DATA PROVIDED »
◆ ◆ ◆ ◆ ◆ ◆ ◆
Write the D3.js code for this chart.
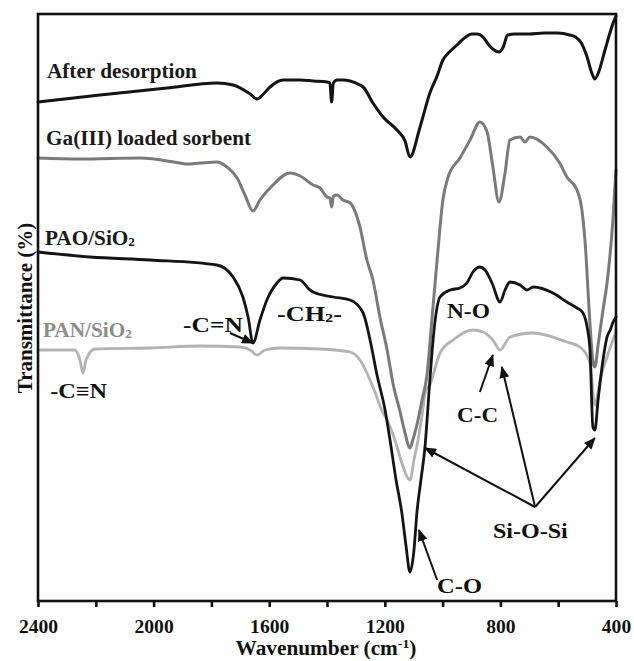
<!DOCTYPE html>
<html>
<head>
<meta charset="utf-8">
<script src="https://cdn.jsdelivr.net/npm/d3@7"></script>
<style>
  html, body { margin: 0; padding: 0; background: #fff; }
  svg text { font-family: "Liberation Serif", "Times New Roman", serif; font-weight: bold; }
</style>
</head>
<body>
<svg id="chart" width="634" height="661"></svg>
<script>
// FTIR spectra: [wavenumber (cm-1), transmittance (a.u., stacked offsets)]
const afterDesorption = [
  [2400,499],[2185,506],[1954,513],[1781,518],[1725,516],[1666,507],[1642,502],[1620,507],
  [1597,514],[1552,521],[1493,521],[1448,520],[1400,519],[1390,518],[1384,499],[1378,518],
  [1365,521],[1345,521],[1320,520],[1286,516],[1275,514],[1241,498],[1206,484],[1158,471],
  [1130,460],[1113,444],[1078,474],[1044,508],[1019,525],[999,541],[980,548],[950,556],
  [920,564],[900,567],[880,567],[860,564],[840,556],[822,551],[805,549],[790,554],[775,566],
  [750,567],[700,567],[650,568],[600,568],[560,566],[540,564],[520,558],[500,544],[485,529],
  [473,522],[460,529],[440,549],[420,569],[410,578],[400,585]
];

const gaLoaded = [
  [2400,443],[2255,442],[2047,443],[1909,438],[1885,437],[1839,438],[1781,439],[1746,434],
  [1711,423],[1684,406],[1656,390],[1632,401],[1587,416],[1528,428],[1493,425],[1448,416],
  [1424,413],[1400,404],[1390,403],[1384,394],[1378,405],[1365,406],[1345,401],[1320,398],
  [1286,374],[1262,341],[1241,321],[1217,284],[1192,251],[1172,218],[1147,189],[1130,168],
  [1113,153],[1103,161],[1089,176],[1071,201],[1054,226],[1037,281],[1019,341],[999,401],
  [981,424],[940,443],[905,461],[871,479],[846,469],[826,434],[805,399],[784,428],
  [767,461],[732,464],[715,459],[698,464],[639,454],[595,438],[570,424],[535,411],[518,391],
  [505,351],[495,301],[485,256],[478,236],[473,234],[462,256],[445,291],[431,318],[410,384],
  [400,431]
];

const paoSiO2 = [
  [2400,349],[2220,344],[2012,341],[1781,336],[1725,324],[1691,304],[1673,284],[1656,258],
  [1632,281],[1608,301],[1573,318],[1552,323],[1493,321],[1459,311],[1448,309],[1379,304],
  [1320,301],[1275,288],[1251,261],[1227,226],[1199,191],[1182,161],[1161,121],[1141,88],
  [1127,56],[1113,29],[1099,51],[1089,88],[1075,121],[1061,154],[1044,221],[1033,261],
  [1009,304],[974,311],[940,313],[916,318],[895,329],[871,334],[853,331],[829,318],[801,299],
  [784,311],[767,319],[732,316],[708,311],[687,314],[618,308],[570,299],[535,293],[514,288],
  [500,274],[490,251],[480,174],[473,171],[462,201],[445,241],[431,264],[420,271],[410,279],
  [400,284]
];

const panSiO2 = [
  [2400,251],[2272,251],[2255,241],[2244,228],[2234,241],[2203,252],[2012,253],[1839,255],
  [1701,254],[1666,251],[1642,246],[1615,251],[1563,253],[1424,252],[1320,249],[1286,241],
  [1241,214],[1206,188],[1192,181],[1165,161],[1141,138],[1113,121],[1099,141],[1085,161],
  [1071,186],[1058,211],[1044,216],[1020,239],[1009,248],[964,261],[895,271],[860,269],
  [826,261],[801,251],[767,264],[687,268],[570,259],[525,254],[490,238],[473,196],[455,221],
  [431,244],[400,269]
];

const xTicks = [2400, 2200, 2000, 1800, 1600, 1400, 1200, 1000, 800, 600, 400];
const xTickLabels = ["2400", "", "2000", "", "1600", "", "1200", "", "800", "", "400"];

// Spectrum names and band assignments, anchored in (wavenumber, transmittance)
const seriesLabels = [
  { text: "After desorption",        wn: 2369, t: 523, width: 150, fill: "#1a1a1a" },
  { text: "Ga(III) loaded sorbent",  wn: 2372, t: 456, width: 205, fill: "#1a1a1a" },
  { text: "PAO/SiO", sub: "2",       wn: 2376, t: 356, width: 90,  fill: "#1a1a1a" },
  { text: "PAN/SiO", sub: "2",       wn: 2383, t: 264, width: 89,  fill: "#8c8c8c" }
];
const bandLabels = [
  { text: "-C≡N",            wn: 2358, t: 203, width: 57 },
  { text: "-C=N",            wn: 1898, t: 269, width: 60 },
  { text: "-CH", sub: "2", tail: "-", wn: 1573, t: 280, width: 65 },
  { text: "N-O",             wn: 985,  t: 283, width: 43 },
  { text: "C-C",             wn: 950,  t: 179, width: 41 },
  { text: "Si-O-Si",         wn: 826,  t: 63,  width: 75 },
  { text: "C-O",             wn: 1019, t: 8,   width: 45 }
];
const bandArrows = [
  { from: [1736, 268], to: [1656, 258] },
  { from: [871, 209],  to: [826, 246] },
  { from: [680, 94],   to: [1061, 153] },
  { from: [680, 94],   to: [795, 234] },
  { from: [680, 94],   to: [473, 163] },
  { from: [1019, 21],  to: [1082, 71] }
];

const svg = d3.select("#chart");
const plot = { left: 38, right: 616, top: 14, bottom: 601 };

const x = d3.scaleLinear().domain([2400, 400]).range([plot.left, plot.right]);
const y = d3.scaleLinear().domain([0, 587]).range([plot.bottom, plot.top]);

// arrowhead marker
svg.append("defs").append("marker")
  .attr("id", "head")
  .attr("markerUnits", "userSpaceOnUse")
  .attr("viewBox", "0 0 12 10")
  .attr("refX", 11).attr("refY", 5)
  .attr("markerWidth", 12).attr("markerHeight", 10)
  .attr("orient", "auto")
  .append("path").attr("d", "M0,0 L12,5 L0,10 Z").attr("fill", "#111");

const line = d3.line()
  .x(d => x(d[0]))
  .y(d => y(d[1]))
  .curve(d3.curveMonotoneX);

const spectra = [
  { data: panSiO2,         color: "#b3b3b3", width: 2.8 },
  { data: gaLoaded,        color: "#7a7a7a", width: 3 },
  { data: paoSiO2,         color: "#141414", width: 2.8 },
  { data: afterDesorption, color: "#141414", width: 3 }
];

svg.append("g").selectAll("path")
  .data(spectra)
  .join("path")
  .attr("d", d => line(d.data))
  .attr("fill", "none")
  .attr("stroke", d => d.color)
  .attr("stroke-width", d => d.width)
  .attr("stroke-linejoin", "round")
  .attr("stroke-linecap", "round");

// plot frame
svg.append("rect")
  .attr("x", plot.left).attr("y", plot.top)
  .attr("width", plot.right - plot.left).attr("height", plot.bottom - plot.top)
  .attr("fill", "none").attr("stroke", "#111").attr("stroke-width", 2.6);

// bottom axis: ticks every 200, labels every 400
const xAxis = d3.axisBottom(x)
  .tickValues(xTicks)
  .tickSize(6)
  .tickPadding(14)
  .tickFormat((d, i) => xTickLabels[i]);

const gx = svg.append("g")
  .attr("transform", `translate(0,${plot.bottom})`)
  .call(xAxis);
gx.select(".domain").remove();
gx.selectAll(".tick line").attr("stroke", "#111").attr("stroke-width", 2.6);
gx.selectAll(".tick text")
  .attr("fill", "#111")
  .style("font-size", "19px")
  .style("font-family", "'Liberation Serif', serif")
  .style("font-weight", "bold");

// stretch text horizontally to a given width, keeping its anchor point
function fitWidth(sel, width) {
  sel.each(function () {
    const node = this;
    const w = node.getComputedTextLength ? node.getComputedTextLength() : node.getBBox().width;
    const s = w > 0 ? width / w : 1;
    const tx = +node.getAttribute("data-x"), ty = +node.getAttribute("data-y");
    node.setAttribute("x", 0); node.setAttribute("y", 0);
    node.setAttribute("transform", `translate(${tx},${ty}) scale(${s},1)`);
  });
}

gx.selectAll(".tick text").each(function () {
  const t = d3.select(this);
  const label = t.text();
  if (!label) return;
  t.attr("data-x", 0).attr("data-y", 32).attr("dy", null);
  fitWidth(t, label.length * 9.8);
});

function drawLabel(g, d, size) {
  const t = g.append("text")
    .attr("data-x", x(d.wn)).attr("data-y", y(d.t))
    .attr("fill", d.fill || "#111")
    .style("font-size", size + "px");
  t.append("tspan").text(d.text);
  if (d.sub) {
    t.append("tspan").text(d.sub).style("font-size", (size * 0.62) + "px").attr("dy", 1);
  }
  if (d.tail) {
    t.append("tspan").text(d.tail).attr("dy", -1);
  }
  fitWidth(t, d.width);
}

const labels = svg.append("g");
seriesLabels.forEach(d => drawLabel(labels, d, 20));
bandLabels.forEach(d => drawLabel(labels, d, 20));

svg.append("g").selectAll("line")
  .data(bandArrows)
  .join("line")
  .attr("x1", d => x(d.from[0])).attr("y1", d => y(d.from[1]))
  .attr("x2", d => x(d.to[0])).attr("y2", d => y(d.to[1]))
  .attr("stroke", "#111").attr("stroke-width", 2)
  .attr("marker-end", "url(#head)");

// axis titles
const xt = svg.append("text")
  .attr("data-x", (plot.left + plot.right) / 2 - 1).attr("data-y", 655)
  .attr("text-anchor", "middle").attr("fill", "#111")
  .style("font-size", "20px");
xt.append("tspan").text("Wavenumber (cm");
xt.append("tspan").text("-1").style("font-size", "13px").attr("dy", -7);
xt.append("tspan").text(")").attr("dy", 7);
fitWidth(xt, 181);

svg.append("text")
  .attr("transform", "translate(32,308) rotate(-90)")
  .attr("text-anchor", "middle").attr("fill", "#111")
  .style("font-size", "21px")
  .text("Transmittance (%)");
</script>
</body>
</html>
◆ ◆ ◆ ◆ ◆ ◆ ◆
Within the material above, find the lines that contain the word "this"; copy them.

Write the D3.js code for this chart.
    const node = this;
  const t = d3.select(this);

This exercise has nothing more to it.